Special theory of relativity. But what about
going backward in time? If we could journey back into the past, history would
be impossible to write. As soon as a historian recorded the history of the
past, someone could go back into the past and rewrite it. Not only would time
machines put historians out of business, but they would enable us to alter the
course of time at will. If, for example, we were to go back to the era of the
dinosaurs and accidentally step on a mammal that happens to be our ancestor,
perhaps we would accidentally wipe out the entire human race. History would
become an unending, madcap Monty Python episode, as tourists from the future
trampled over historic events while trying to get the best camera angle.
Possible Options Of Time Travel
The first time machine involves a wormhole.
There are many solutions of Einstein’s equations that connect two distant
points in space. But since space and time are intimately intertwined in
Einstein’s theory, this same wormhole can also connect two points in time. By
falling down the wormhole, you could journey (at least mathematically) into the
past. Conceivably, you could then journey to the original starting point and
meet yourself before you left. But as we mentioned in the previous chapter,
passing through the wormhole at the center of a black hole is a one-way trip.

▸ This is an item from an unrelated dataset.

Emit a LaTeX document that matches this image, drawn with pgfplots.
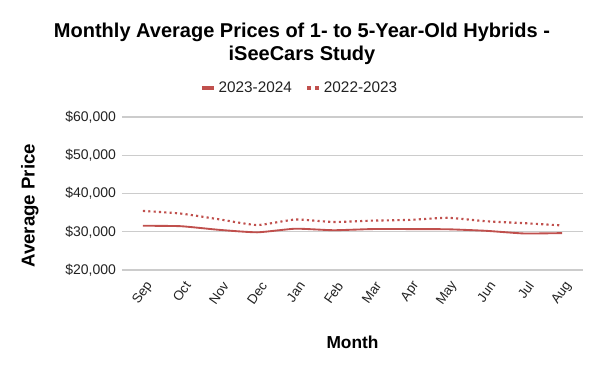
\documentclass[border=0pt]{standalone}
\usepackage{pgfplots}
\pgfplotsset{compat=1.18}
\usepackage{fontspec}
\setmainfont{Liberation Sans}
\definecolor{ser}{HTML}{C0504D}
\definecolor{grd}{HTML}{CCCCCC}
\definecolor{tck}{HTML}{222222}
\begin{document}
\begin{tikzpicture}[x=0.75pt,y=0.75pt]
\useasboundingbox (0,0) rectangle (600,-371);
\node[font=\bfseries\fontsize{15}{17}\selectfont, align=center] at (302,-44) {Monthly Average Prices of 1- to 5-Year-Old Hybrids -\\iSeeCars Study};
\begin{axis}[
  at={(122*0.75pt,-270*0.75pt)}, anchor=south west,
  scale only axis, width=461*0.75pt, height=153*0.75pt,
  xmin=-0.55, xmax=11.55, ymin=20000, ymax=60000,
  scaled ticks=false,
  xtick={0,...,11},
  xticklabels={Sep,Oct,Nov,Dec,Jan,Feb,Mar,Apr,May,Jun,Jul,Aug},
  ytick={20000,30000,40000,50000,60000},
  yticklabels={{\$20,000},{\$30,000},{\$40,000},{\$50,000},{\$60,000}},
  axis line style={draw=none},
  tick style={draw=none},
  ymajorgrids, grid style={grd, line width=0.8pt},
  yticklabel style={font=\fontsize{10.5}{12}\selectfont, text=tck, xshift=-1pt},
  xticklabel style={font=\fontsize{10}{12}\selectfont, text=tck, xshift=7pt, yshift=-7pt, rotate=55, anchor=east},
  xlabel={Month}, ylabel={Average Price},
  xlabel style={font=\bfseries\fontsize{13}{15}\selectfont, at={(axis description cs:0.5,-0.47)}, anchor=center},
  ylabel style={font=\bfseries\fontsize{14}{16}\selectfont, at={(axis description cs:-0.2,0.42)}, anchor=center},
  legend columns=2,
  legend style={draw=none, font=\fontsize{11.5}{13}\selectfont, text=tck, at={(axis description cs:0.386,1.19)}, anchor=center, /tikz/every even column/.append style={column sep=8pt}},
  legend image code/.code={\draw[#1] (0pt,0pt) -- (9pt,0pt);},
]
\addlegendimage{ser, line width=3pt}
\addlegendentry{2023-2024}
\addlegendimage{ser, line width=3pt, dash pattern=on 3pt off 3pt}
\addlegendentry{2022-2023}
\addplot[ser, line width=1.4pt, smooth, tension=0.3, forget plot] coordinates {
(0,31570)(1,31450)(2,30500)(3,29850)(4,30800)(5,30400)(6,30700)(7,30700)(8,30650)(9,30250)(10,29550)(11,29650)};
\addplot[ser, line width=1.6pt, dash pattern=on 1.6pt off 2.4pt, smooth, tension=0.3, forget plot] coordinates {
(0,35450)(1,34750)(2,33250)(3,31750)(4,33200)(5,32550)(6,32900)(7,33100)(8,33650)(9,32750)(10,32250)(11,31650)};
\end{axis}
\end{tikzpicture}
\end{document}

As physicist Richard Gott has said, “I don’t think there’s any question that a
person could travel back in time while in a black hole. The question is whether
he could ever emerge to brag about it.”
Another time machine involves a spinning
universe. In 1949 mathematician Kurt Gödel found the first solution of
Einstein’s equations involving time travel. If the universe spins, then, if you
traveled around the universe fast enough, you might find yourself in the past
and arrive before you left. A trip around the universe is therefore also a trip
into the past. When astronomers would visit the Institute for Advanced Study,
Gödel would often ask them if they ever found evidence that the universe was
spinning. He was disappointed when they told him that there was clearly
evidence that the universe expanded, but the net spin of the universe was
probably zero. (Otherwise, time travel might be commonplace, and history as we
know it would collapse.)
Third, if you walk around an infinitely long,
rotating cylinder, you also might arrive before you left. (This solution was
found by W. J. van Stockum in 1936, before Gödel’s time traveling solution, but
van Stockum was apparently unaware that his solution allowed for time travel.)

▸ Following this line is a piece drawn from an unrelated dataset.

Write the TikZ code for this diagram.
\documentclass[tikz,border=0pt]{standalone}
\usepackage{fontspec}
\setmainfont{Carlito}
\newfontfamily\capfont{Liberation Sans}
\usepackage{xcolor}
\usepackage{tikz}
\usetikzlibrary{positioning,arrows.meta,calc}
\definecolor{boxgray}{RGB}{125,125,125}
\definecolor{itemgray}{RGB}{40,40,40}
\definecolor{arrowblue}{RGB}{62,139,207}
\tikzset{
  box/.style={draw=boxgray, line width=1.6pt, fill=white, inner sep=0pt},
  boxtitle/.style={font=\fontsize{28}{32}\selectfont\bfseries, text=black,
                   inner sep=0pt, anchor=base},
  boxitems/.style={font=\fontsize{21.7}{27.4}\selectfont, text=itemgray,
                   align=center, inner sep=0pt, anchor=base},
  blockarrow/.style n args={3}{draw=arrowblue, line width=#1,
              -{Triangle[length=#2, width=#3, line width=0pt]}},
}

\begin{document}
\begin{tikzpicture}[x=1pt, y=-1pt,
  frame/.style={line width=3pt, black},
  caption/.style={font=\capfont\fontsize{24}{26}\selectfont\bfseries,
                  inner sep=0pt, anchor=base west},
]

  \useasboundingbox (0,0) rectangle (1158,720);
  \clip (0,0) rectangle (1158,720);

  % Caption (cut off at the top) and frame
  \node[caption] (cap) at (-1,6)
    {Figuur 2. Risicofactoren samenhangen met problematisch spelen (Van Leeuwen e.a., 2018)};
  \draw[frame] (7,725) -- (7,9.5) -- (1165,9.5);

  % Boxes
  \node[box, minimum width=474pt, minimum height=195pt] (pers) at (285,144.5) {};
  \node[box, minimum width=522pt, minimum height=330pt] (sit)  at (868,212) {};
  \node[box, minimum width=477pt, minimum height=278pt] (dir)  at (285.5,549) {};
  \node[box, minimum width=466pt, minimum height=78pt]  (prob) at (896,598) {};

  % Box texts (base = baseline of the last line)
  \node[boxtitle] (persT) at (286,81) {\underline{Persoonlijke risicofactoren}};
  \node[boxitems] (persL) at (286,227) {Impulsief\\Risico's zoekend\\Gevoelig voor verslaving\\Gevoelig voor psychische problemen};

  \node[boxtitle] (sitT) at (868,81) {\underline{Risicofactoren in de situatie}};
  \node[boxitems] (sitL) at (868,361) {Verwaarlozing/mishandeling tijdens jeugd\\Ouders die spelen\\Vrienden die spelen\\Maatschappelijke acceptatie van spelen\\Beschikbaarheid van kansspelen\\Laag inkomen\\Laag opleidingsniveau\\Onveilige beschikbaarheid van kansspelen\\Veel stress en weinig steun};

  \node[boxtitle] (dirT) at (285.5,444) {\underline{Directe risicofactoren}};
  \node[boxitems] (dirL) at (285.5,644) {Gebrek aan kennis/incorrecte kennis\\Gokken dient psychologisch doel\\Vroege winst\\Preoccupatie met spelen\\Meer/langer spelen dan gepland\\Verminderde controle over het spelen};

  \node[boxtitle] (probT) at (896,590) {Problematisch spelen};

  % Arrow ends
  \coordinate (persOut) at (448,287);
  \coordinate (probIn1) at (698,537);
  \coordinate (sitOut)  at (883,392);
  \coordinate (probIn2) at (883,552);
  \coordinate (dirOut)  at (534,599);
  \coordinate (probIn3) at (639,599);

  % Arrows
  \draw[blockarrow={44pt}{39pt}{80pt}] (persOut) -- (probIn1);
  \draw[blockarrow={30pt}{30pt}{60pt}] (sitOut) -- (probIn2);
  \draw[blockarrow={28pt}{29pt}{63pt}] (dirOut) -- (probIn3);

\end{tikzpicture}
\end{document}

In this case, if you danced around a spinning May Pole on May Day, you might
find yourself in the month of April. (The problem with this design, however, is
that the cylinder must be infinite in length and spin so fast that most
materials would fly apart.)
But the most promising design for a time machine is the “transversable wormhole,” a hole in space-time in which a person could freely walk back and forth in time. On paper, transversable wormholes can provide not only faster-than-light travel, but also travel in time. The key to transversable wormholes is negative energy. A transversable wormhole time machine would consist of two chambers. Each chamber would consist of two concentric spheres, which would be separated by a tiny distance. By imploding the outer sphere, the two spheres would create a Casimir effect and hence negative energy. Assume that a Type III civilization is able to string a wormhole between these two chambers (possibly extracting one from the space-time foam). Next, take the first chamber and send it into space at near light-speed velocities. Time slows down in that chamber, so the two clocks are no longer in synchronization. Time beats at different rates inside the two chambers, which are connected by a wormhole. If you are in the second chamber, you can instantly pass through the wormhole to the first chamber, which exists at an earlier time. Thus, you have gone backward in time. There are formidable problems facing this design. The wormhole may be quite tiny, much smaller than an atom. And the plates may have to be squeezed down to Planck-length distances to create enough negative energy. Lastly, you would be able to go back in time only to the point when the time machines were built. Before then, time in the two chambers would be beating at the same rate.